- DATA EXTRACT

────────────────────

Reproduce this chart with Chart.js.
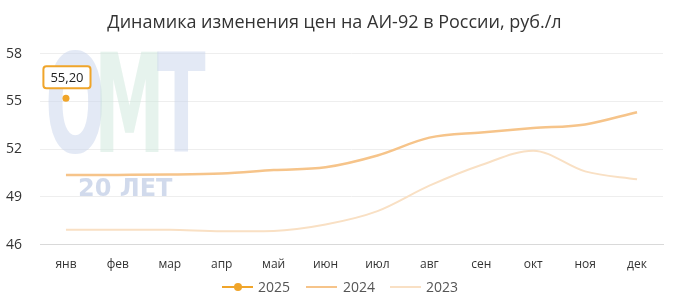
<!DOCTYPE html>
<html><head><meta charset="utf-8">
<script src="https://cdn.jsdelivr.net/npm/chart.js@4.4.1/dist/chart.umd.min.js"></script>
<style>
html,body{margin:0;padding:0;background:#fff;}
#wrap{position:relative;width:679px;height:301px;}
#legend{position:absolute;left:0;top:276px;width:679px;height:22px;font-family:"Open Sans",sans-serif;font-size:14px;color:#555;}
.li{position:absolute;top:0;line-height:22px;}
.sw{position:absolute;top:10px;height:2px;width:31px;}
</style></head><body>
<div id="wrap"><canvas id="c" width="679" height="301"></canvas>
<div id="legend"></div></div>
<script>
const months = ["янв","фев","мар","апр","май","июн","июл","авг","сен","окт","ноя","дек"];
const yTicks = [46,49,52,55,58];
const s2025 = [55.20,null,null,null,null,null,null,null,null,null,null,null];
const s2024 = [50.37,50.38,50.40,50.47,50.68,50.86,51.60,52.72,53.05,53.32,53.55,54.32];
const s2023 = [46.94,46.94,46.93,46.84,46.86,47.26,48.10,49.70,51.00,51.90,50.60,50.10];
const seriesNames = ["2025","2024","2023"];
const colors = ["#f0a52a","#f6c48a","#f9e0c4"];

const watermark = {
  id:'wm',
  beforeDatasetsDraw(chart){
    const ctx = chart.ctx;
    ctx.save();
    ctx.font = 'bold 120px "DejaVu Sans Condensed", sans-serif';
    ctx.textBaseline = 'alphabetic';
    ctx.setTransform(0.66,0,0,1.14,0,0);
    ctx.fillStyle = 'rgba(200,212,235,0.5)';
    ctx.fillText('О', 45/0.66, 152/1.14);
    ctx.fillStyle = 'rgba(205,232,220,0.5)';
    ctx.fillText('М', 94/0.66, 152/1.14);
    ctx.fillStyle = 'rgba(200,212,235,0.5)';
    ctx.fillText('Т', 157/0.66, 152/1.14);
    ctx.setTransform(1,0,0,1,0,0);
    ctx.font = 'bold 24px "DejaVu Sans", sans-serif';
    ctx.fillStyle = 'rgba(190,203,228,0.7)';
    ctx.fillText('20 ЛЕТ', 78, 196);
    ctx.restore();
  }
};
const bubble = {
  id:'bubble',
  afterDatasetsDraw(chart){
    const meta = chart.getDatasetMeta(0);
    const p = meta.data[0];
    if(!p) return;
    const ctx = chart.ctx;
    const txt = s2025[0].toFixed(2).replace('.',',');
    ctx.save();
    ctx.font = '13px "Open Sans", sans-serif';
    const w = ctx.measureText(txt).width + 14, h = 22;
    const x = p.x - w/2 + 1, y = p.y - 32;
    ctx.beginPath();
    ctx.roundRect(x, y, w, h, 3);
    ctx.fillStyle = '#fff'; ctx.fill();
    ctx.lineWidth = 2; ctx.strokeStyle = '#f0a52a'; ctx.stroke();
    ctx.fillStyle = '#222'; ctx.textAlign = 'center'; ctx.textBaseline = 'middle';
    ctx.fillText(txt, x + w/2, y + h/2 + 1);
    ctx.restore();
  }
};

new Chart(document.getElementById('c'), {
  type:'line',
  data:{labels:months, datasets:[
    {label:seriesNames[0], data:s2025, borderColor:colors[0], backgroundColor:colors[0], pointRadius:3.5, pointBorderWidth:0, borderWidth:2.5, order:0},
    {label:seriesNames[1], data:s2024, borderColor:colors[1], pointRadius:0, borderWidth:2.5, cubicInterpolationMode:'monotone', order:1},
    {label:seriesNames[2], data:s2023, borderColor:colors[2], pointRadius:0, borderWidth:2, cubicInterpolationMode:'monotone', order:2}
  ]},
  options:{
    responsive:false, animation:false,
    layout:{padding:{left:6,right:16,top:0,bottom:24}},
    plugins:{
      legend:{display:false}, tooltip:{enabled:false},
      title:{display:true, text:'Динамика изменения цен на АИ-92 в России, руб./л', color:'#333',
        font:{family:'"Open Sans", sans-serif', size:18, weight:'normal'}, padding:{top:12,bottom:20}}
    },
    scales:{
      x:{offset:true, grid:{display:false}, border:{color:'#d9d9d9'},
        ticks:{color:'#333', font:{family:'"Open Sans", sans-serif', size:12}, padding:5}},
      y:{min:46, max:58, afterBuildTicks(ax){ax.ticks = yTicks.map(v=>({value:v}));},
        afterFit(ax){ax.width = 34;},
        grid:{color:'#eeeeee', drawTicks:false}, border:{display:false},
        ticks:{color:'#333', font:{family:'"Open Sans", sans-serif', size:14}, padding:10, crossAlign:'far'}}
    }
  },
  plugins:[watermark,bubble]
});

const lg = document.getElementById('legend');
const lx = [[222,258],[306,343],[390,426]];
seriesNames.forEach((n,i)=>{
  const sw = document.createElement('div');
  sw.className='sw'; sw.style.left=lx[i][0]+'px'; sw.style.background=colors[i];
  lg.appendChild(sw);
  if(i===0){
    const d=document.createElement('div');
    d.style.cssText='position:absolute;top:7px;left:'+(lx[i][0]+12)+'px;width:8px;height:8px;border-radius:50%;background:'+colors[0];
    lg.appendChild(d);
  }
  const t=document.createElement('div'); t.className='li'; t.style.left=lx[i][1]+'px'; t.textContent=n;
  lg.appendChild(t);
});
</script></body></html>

────────────────────

Reproduce the listing above exactly, excluding all pictures.

Reproduce this chart with Chart.js.
<!DOCTYPE html>
<html><head><meta charset="utf-8">
<script src="https://cdn.jsdelivr.net/npm/chart.js@4.4.1/dist/chart.umd.min.js"></script>
<style>
html,body{margin:0;padding:0;background:#fff;}
#wrap{position:relative;width:679px;height:301px;}
#legend{position:absolute;left:0;top:276px;width:679px;height:22px;font-family:"Open Sans",sans-serif;font-size:14px;color:#555;}
.li{position:absolute;top:0;line-height:22px;}
.sw{position:absolute;top:10px;height:2px;width:31px;}
</style></head><body>
<div id="wrap"><canvas id="c" width="679" height="301"></canvas>
<div id="legend"></div></div>
<script>
const months = ["янв","фев","мар","апр","май","июн","июл","авг","сен","окт","ноя","дек"];
const yTicks = [46,49,52,55,58];
const s2025 = [55.20,null,null,null,null,null,null,null,null,null,null,null];
const s2024 = [50.37,50.38,50.40,50.47,50.68,50.86,51.60,52.72,53.05,53.32,53.55,54.32];
const s2023 = [46.94,46.94,46.93,46.84,46.86,47.26,48.10,49.70,51.00,51.90,50.60,50.10];
const seriesNames = ["2025","2024","2023"];
const colors = ["#f0a52a","#f6c48a","#f9e0c4"];

const watermark = {
  id:'wm',
  beforeDatasetsDraw(chart){
    const ctx = chart.ctx;
    ctx.save();
    ctx.font = 'bold 120px "DejaVu Sans Condensed", sans-serif';
    ctx.textBaseline = 'alphabetic';
    ctx.setTransform(0.66,0,0,1.14,0,0);
    ctx.fillStyle = 'rgba(200,212,235,0.5)';
    ctx.fillText('О', 45/0.66, 152/1.14);
    ctx.fillStyle = 'rgba(205,232,220,0.5)';
    ctx.fillText('М', 94/0.66, 152/1.14);
    ctx.fillStyle = 'rgba(200,212,235,0.5)';
    ctx.fillText('Т', 157/0.66, 152/1.14);
    ctx.setTransform(1,0,0,1,0,0);
    ctx.font = 'bold 24px "DejaVu Sans", sans-serif';
    ctx.fillStyle = 'rgba(190,203,228,0.7)';
    ctx.fillText('20 ЛЕТ', 78, 196);
    ctx.restore();
  }
};
const bubble = {
  id:'bubble',
  afterDatasetsDraw(chart){
    const meta = chart.getDatasetMeta(0);
    const p = meta.data[0];
    if(!p) return;
    const ctx = chart.ctx;
    const txt = s2025[0].toFixed(2).replace('.',',');
    ctx.save();
    ctx.font = '13px "Open Sans", sans-serif';
    const w = ctx.measureText(txt).width + 14, h = 22;
    const x = p.x - w/2 + 1, y = p.y - 32;
    ctx.beginPath();
    ctx.roundRect(x, y, w, h, 3);
    ctx.fillStyle = '#fff'; ctx.fill();
    ctx.lineWidth = 2; ctx.strokeStyle = '#f0a52a'; ctx.stroke();
    ctx.fillStyle = '#222'; ctx.textAlign = 'center'; ctx.textBaseline = 'middle';
    ctx.fillText(txt, x + w/2, y + h/2 + 1);
    ctx.restore();
  }
};

new Chart(document.getElementById('c'), {
  type:'line',
  data:{labels:months, datasets:[
    {label:seriesNames[0], data:s2025, borderColor:colors[0], backgroundColor:colors[0], pointRadius:3.5, pointBorderWidth:0, borderWidth:2.5, order:0},
    {label:seriesNames[1], data:s2024, borderColor:colors[1], pointRadius:0, borderWidth:2.5, cubicInterpolationMode:'monotone', order:1},
    {label:seriesNames[2], data:s2023, borderColor:colors[2], pointRadius:0, borderWidth:2, cubicInterpolationMode:'monotone', order:2}
  ]},
  options:{
    responsive:false, animation:false,
    layout:{padding:{left:6,right:16,top:0,bottom:24}},
    plugins:{
      legend:{display:false}, tooltip:{enabled:false},
      title:{display:true, text:'Динамика изменения цен на АИ-92 в России, руб./л', color:'#333',
        font:{family:'"Open Sans", sans-serif', size:18, weight:'normal'}, padding:{top:12,bottom:20}}
    },
    scales:{
      x:{offset:true, grid:{display:false}, border:{color:'#d9d9d9'},
        ticks:{color:'#333', font:{family:'"Open Sans", sans-serif', size:12}, padding:5}},
      y:{min:46, max:58, afterBuildTicks(ax){ax.ticks = yTicks.map(v=>({value:v}));},
        afterFit(ax){ax.width = 34;},
        grid:{color:'#eeeeee', drawTicks:false}, border:{display:false},
        ticks:{color:'#333', font:{family:'"Open Sans", sans-serif', size:14}, padding:10, crossAlign:'far'}}
    }
  },
  plugins:[watermark,bubble]
});

const lg = document.getElementById('legend');
const lx = [[222,258],[306,343],[390,426]];
seriesNames.forEach((n,i)=>{
  const sw = document.createElement('div');
  sw.className='sw'; sw.style.left=lx[i][0]+'px'; sw.style.background=colors[i];
  lg.appendChild(sw);
  if(i===0){
    const d=document.createElement('div');
    d.style.cssText='position:absolute;top:7px;left:'+(lx[i][0]+12)+'px;width:8px;height:8px;border-radius:50%;background:'+colors[0];
    lg.appendChild(d);
  }
  const t=document.createElement('div'); t.className='li'; t.style.left=lx[i][1]+'px'; t.textContent=n;
  lg.appendChild(t);
});
</script></body></html>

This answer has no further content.